──────── TASK INPUT ────────

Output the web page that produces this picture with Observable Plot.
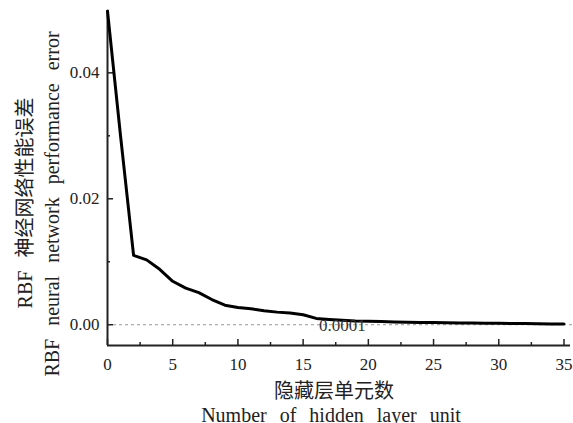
<!DOCTYPE html>
<html>
<head>
<meta charset="utf-8">
<script src="https://cdn.jsdelivr.net/npm/d3@7"></script>
<script src="https://cdn.jsdelivr.net/npm/@observablehq/plot@0.6"></script>
<style>
  html, body { margin: 0; padding: 0; background: #fff; }
  svg text { word-spacing: 8px; }
</style>
</head>
<body>
<div id="chart"></div>
<script>
// Data
const hiddenUnits = [0, 1, 2, 3, 4, 5, 6, 7, 8, 9, 10, 11, 12, 13, 14, 15, 16, 17, 18,
  19, 20, 21, 22, 23, 24, 25, 26, 27, 28, 29, 30, 31, 32, 33, 34, 35];
const perfError = [0.0498, 0.0300, 0.0110, 0.0103, 0.0088, 0.0069, 0.0058, 0.0051, 0.0040,
  0.0031, 0.00275, 0.00254, 0.00222, 0.0020, 0.00185, 0.00159, 0.0010, 0.00084, 0.0007,
  0.0006, 0.00055, 0.0005, 0.00045, 0.0004, 0.00037, 0.00034, 0.0003, 0.00028, 0.00026,
  0.00024, 0.00022, 0.0002, 0.00018, 0.00015, 0.00012, 0.0001];
const xMajorTicks = [0, 5, 10, 15, 20, 25, 30, 35];
const xMinorTicks = [2.5, 7.5, 12.5, 17.5, 22.5, 27.5, 32.5];
const yMajorTicks = [0, 0.02, 0.04];
const yMinorTicks = [0.01, 0.03];
const xLabelCn = "隐藏层单元数";
const xLabelEn = "Number of hidden layer unit";
const yLabelCn = "RBF 神经网络性能误差";
const yLabelEn = "RBF neural network performance error";
const annotation = [{x: 18, y: 0, text: "0.0001"}];

const data = hiddenUnits.map((x, i) => ({x, y: perfError[i]}));
const yMin = -0.0033, yMax = 0.0499;
const xMin = 0, xMax = 35.5;
const serif = "'Liberation Serif', 'Noto Sans CJK SC', serif";

const chart = Plot.plot({
  width: 573,
  height: 423,
  marginLeft: 107,
  marginRight: 3,
  marginTop: 10,
  marginBottom: 78,
  style: {fontFamily: serif, fontSize: "17px", background: "#fff", color: "#222"},
  x: {domain: [xMin, xMax]},
  y: {domain: [yMin, yMax]},
  marks: [
    // dashed zero reference
    Plot.ruleY([0], {stroke: "#999", strokeWidth: 1, strokeDasharray: "3,3", insetRight: -3}),
    // axes lines
    Plot.ruleX([xMin], {y1: yMin, y2: yMax, stroke: "#222", strokeWidth: 2}),
    Plot.ruleY([yMin], {x1: xMin, x2: xMax, stroke: "#222", strokeWidth: 2}),
    // inward ticks
    Plot.ruleX(xMajorTicks, {x: d => d, y1: yMin, y2: yMin, insetTop: -6, stroke: "#222", strokeWidth: 1.5}),
    Plot.ruleX(xMinorTicks, {x: d => d, y1: yMin, y2: yMin, insetTop: -3, stroke: "#222", strokeWidth: 1.5}),
    Plot.ruleY(yMajorTicks, {y: d => d, x1: xMin, x2: xMin, insetRight: -6, stroke: "#222", strokeWidth: 1.5}),
    Plot.ruleY(yMinorTicks, {y: d => d, x1: xMin, x2: xMin, insetRight: -3, stroke: "#222", strokeWidth: 1.5}),
    // tick labels
    Plot.axisX({ticks: xMajorTicks, tickSize: 0, tickPadding: 12, label: null, tickFormat: d => String(d), fontSize: 17}),
    Plot.axisY({ticks: yMajorTicks, tickSize: 0, tickPadding: 8, label: null, tickFormat: d3.format(".2f"), fontSize: 17}),
    // data line
    Plot.line(data, {x: "x", y: "y", stroke: "#000", strokeWidth: 3, strokeLinejoin: "round"}),
    // annotation
    Plot.text(annotation, {x: "x", y: "y", text: "text", dy: 1, fontSize: 17, fill: "#333"}),
    // axis titles
    Plot.text([xLabelCn], {frameAnchor: "bottom", textAnchor: "middle", lineAnchor: "middle", dx: -5, dy: 46, fontSize: 20, fill: "#222"}),
    Plot.text([xLabelEn], {frameAnchor: "bottom", textAnchor: "middle", lineAnchor: "middle", dx: -8, dy: 70, fontSize: 20, fill: "#222"}),
    Plot.text([yLabelCn], {frameAnchor: "left", textAnchor: "middle", lineAnchor: "middle", rotate: -90, dx: -82, dy: 25, fontSize: 20, fill: "#222"}),
    Plot.text([yLabelEn], {frameAnchor: "left", textAnchor: "middle", lineAnchor: "middle", rotate: -90, dx: -55, dy: 26, fontSize: 20, fill: "#222"})
  ]
});
document.getElementById("chart").appendChild(chart);
</script>
</body>
</html>
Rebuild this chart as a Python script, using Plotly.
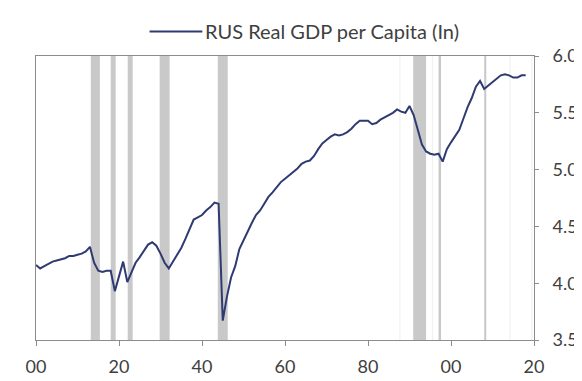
import plotly.graph_objects as go

# Annual values (log real GDP per capita)
years = list(range(1900, 2019))
gdp_ln = [
    4.16, 4.13, 4.15, 4.17, 4.19, 4.20, 4.21, 4.22, 4.24, 4.24,  # 1900s
    4.25, 4.26, 4.28, 4.32, 4.18, 4.11, 4.10, 4.11, 4.11, 3.93,  # 1910s
    4.06, 4.19, 4.01, 4.10, 4.18, 4.23, 4.28, 4.34, 4.36, 4.33,  # 1920s
    4.26, 4.18, 4.13, 4.19, 4.25, 4.31, 4.39, 4.48, 4.56, 4.58,  # 1930s
    4.60, 4.64, 4.67, 4.71, 4.70, 3.67, 3.88, 4.05, 4.15, 4.30,  # 1940s
    4.38, 4.45, 4.53, 4.60, 4.64, 4.70, 4.76, 4.80, 4.85, 4.89,  # 1950s
    4.92, 4.95, 4.98, 5.01, 5.05, 5.07, 5.08, 5.12, 5.18, 5.23,  # 1960s
    5.26, 5.29, 5.31, 5.30, 5.31, 5.33, 5.36, 5.40, 5.43, 5.43,  # 1970s
    5.43, 5.40, 5.41, 5.44, 5.46, 5.48, 5.50, 5.53, 5.51, 5.50,  # 1980s
    5.56, 5.48, 5.34, 5.22, 5.16, 5.14, 5.13, 5.14, 5.07, 5.18,  # 1990s
    5.24, 5.30, 5.35, 5.45, 5.55, 5.63, 5.73, 5.78, 5.71, 5.74,  # 2000s
    5.77, 5.80, 5.83, 5.84, 5.83, 5.81, 5.81, 5.83, 5.83,        # 2010s
]

# Recession periods (start, end) in fractional years
recessions = [
    (1913.2, 1915.4), (1918.0, 1919.2), (1922.1, 1923.3), (1929.8, 1932.2),
    (1943.8, 1946.2), (1990.9, 1994.0), (1997.0, 1997.6), (2008.0, 2008.5),
]
faint_recessions = [(1987.6, 1987.8), (1995.4, 1995.6), (2014.1, 2014.3), (2019.4, 2019.6)]

x_ticks = [1900, 1920, 1940, 1960, 1980, 2000, 2020]
x_labels = ['00', '20', '40', '60', '80', '00', '20']
y_ticks = [3.5, 4.0, 4.5, 5.0, 5.5, 6.0]

legend_label = 'RUS Real GDP per Capita (In)'
line_color = '#2f3a72'
font_family = 'Lato, "Open Sans", sans-serif'

fig = go.Figure()
fig.add_trace(go.Scatter(x=years, y=gdp_ln, mode='lines', name=legend_label,
                         line=dict(color=line_color, width=2), showlegend=False))

for x0, x1 in recessions:
    fig.add_vrect(x0=x0, x1=x1, fillcolor='#c9c9c9', line_width=0, layer='below')
for x0, x1 in faint_recessions:
    fig.add_vrect(x0=x0, x1=x1, fillcolor='#ebebeb', line_width=0, layer='below')

# legend drawn by hand so the sample line matches the original length
fig.add_shape(type='line', xref='paper', yref='paper', x0=0.228, x1=0.334, y0=1.0866, y1=1.0866,
              line=dict(color=line_color, width=2))
fig.add_annotation(text=legend_label, xref='paper', yref='paper', x=0.335, y=1.089,
                   xanchor='left', yanchor='middle', showarrow=False,
                   font=dict(size=20, color='#404040', family=font_family))

fig.update_layout(
    width=582, height=381,
    margin=dict(l=28, r=54, t=48, b=41),
    paper_bgcolor='white', plot_bgcolor='white',
    font=dict(family=font_family, size=18, color='#404040'),
    xaxis=dict(range=[1900, 2020], tickvals=x_ticks, ticktext=x_labels,
               showgrid=False, zeroline=False, showline=True, linecolor='#8c8c8c', linewidth=1,
               ticks='outside', ticklen=5, tickcolor='#8c8c8c', mirror=True,
               ticklabelstandoff=5),
    yaxis=dict(range=[3.5, 6.0], tickvals=y_ticks, tickformat='.1f', side='right',
               showgrid=False, zeroline=False, showline=True, linecolor='#8c8c8c', linewidth=1,
               ticks='outside', ticklen=4, tickcolor='#8c8c8c', mirror=True,
               ticklabelstandoff=10),
)

fig.write_html("out.html")
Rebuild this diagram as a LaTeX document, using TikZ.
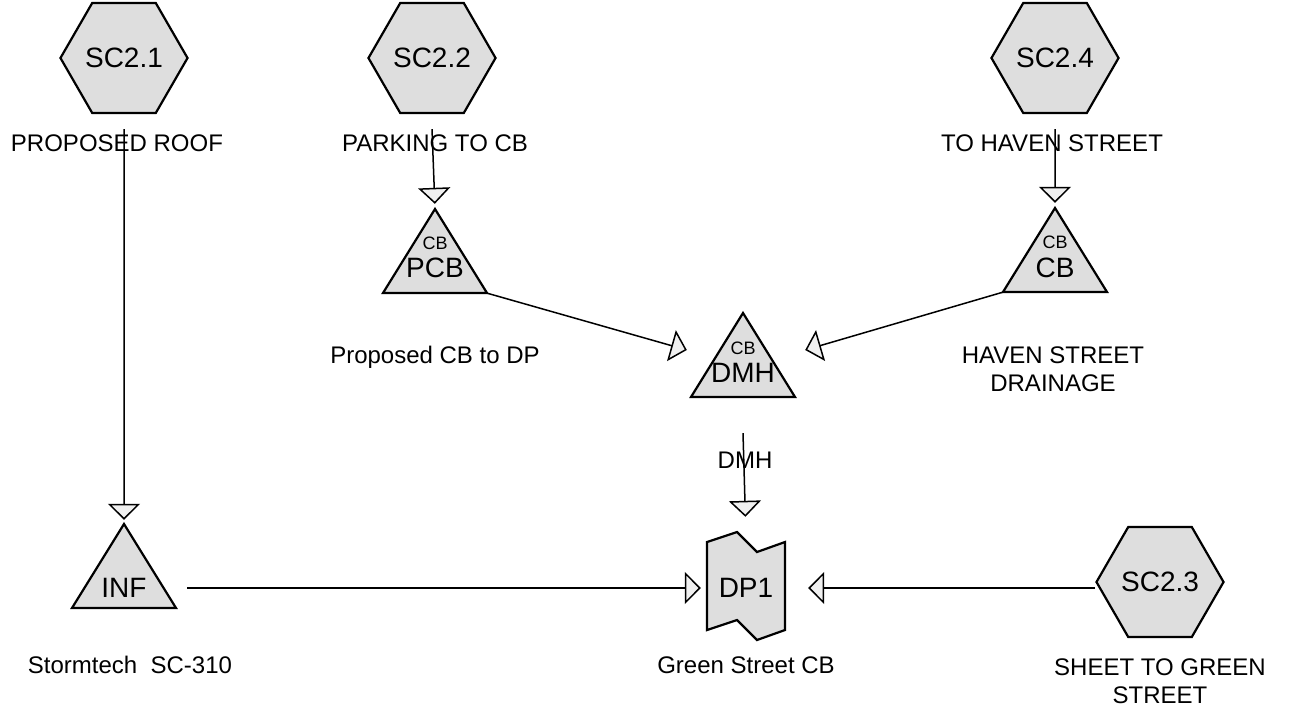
\documentclass[tikz,border=0pt]{standalone}
\usepackage{fontspec}
\setmainfont{Liberation Sans}
\usetikzlibrary{calc,arrows.meta,shapes.geometric}

\begin{document}
\begin{tikzpicture}[x=1pt,y=-1pt,
    flow/.style={-{Triangle[length=16pt,width=32pt,fill=black!6]},line width=1.5pt},
    outline/.style={draw=black,line width=2.2pt,fill=black!13,line join=miter},
    hexa/.style={outline,regular polygon,regular polygon sides=6,minimum size=105pt,inner sep=0pt,font=\fontsize{28}{30}\selectfont},
    box/.style={minimum width=104pt,minimum height=84pt,inner sep=0pt},
    big/.style={font=\fontsize{28}{30}\selectfont,inner sep=0pt},
    small/.style={font=\fontsize{18}{20}\selectfont,inner sep=0pt},
    lab/.style={font=\fontsize{24}{28}\selectfont,align=center,inner sep=0pt}]

  % Page frame
  \useasboundingbox (0,0) rectangle (1289,715);

  % Subcatchments
  \node[hexa] (sc21) at (124,58) {SC2.1};
  \node[hexa] (sc22) at (432,58) {SC2.2};
  \node[hexa] (sc24) at (1055,58) {SC2.4};
  \node[hexa] (sc23) at (1160,582) {SC2.3};

  \node[lab] (roof) at (117,143) {PROPOSED ROOF};
  \node[lab] (park) at (435,143) {PARKING TO CB};
  \node[lab] (haven) at (1052,143) {TO HAVEN STREET};

  % Ponds / catch basins (triangles)
  \foreach \nm/\x/\y in {pcb/435/251, cb/1055/250, dmh/743/355, inf/124/566}{
    \filldraw[outline] (\x,\y) ++(0,-42) -- ++(52,84) -- ++(-104,0) -- cycle;
    \node[box] (\nm) at (\x,\y) {};
  }

  \node[small] (pcbtop) at ($(pcb)+(0,-8)$) {CB};
  \node[big] (pcbname) at ($(pcb)+(0,17)$) {PCB};
  \node[small] (cbtop) at ($(cb)+(0,-8)$) {CB};
  \node[big] (cbname) at ($(cb)+(0,18)$) {CB};
  \node[small] (dmhtop) at ($(dmh)+(0,-7)$) {CB};
  \node[big] (dmhname) at ($(dmh)+(0,18)$) {DMH};
  \node[big] (infname) at ($(inf)+(0,22)$) {INF};

  \node[lab] (propcb) at (435,357) {Proposed CB to DP};
  \node[lab] (drain) at (1053,369) {HAVEN STREET\\DRAINAGE};
  \node[lab] (storm) at (130,665) {Stormtech\ \ SC-310};

  % Design point
  \filldraw[outline] (707,542) -- (737,532) -- (757,552) -- (785,542)
    -- (785,630) -- (757,640) -- (737,620) -- (707,630) -- cycle;
  \node[big,minimum width=78pt,minimum height=100pt] (dp1) at (746,588) {DP1};
  \node[lab] (green) at (746,665) {Green Street CB};
  \node[lab] (sheet) at (1160,681) {SHEET TO GREEN\\STREET};

  % Reaches
  \draw[flow,shorten >=4pt] ($(sc21.south)+(0,15)$) -- (inf.north);
  \draw[flow,shorten >=5pt] ($(sc22.south)+(0,15)$) -- (pcb.north);
  \draw[flow,shorten >=5pt] ($(sc24.south)+(0,15)$) -- (cb.north);
  \draw[flow] (pcb.south east) -- ($(dmh.west)+(-4,-5)$);
  \draw[flow] (cb.south west) -- ($(dmh.east)+(10,-5)$);
  \node[lab] (dmhlab) at (745,460) {DMH};
  \draw[flow,shorten >=21pt] ($(dmh.south)+(0,36)$) -- (dp1.north);
  \draw[flow,shorten >=6pt] ($(inf.east |- dp1.west)+(11,0)$) -- (dp1.west);
  \draw[flow,shorten >=23pt] (sc23.west |- dp1.east) -- (dp1.east);

\end{tikzpicture}
\end{document}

────────

PROBLEM DETAILS
Copy nothing but the lines above that run from the one with "Rebuild this chart" to the one with "2014.3), (2019.4, 2019.6)]", ends included; pictures stay out.

RESPONSE TO THE TASK
Rebuild this chart as a Python script, using Plotly.
import plotly.graph_objects as go

# Annual values (log real GDP per capita)
years = list(range(1900, 2019))
gdp_ln = [
    4.16, 4.13, 4.15, 4.17, 4.19, 4.20, 4.21, 4.22, 4.24, 4.24,  # 1900s
    4.25, 4.26, 4.28, 4.32, 4.18, 4.11, 4.10, 4.11, 4.11, 3.93,  # 1910s
    4.06, 4.19, 4.01, 4.10, 4.18, 4.23, 4.28, 4.34, 4.36, 4.33,  # 1920s
    4.26, 4.18, 4.13, 4.19, 4.25, 4.31, 4.39, 4.48, 4.56, 4.58,  # 1930s
    4.60, 4.64, 4.67, 4.71, 4.70, 3.67, 3.88, 4.05, 4.15, 4.30,  # 1940s
    4.38, 4.45, 4.53, 4.60, 4.64, 4.70, 4.76, 4.80, 4.85, 4.89,  # 1950s
    4.92, 4.95, 4.98, 5.01, 5.05, 5.07, 5.08, 5.12, 5.18, 5.23,  # 1960s
    5.26, 5.29, 5.31, 5.30, 5.31, 5.33, 5.36, 5.40, 5.43, 5.43,  # 1970s
    5.43, 5.40, 5.41, 5.44, 5.46, 5.48, 5.50, 5.53, 5.51, 5.50,  # 1980s
    5.56, 5.48, 5.34, 5.22, 5.16, 5.14, 5.13, 5.14, 5.07, 5.18,  # 1990s
    5.24, 5.30, 5.35, 5.45, 5.55, 5.63, 5.73, 5.78, 5.71, 5.74,  # 2000s
    5.77, 5.80, 5.83, 5.84, 5.83, 5.81, 5.81, 5.83, 5.83,        # 2010s
]

# Recession periods (start, end) in fractional years
recessions = [
    (1913.2, 1915.4), (1918.0, 1919.2), (1922.1, 1923.3), (1929.8, 1932.2),
    (1943.8, 1946.2), (1990.9, 1994.0), (1997.0, 1997.6), (2008.0, 2008.5),
]
faint_recessions = [(1987.6, 1987.8), (1995.4, 1995.6), (2014.1, 2014.3), (2019.4, 2019.6)]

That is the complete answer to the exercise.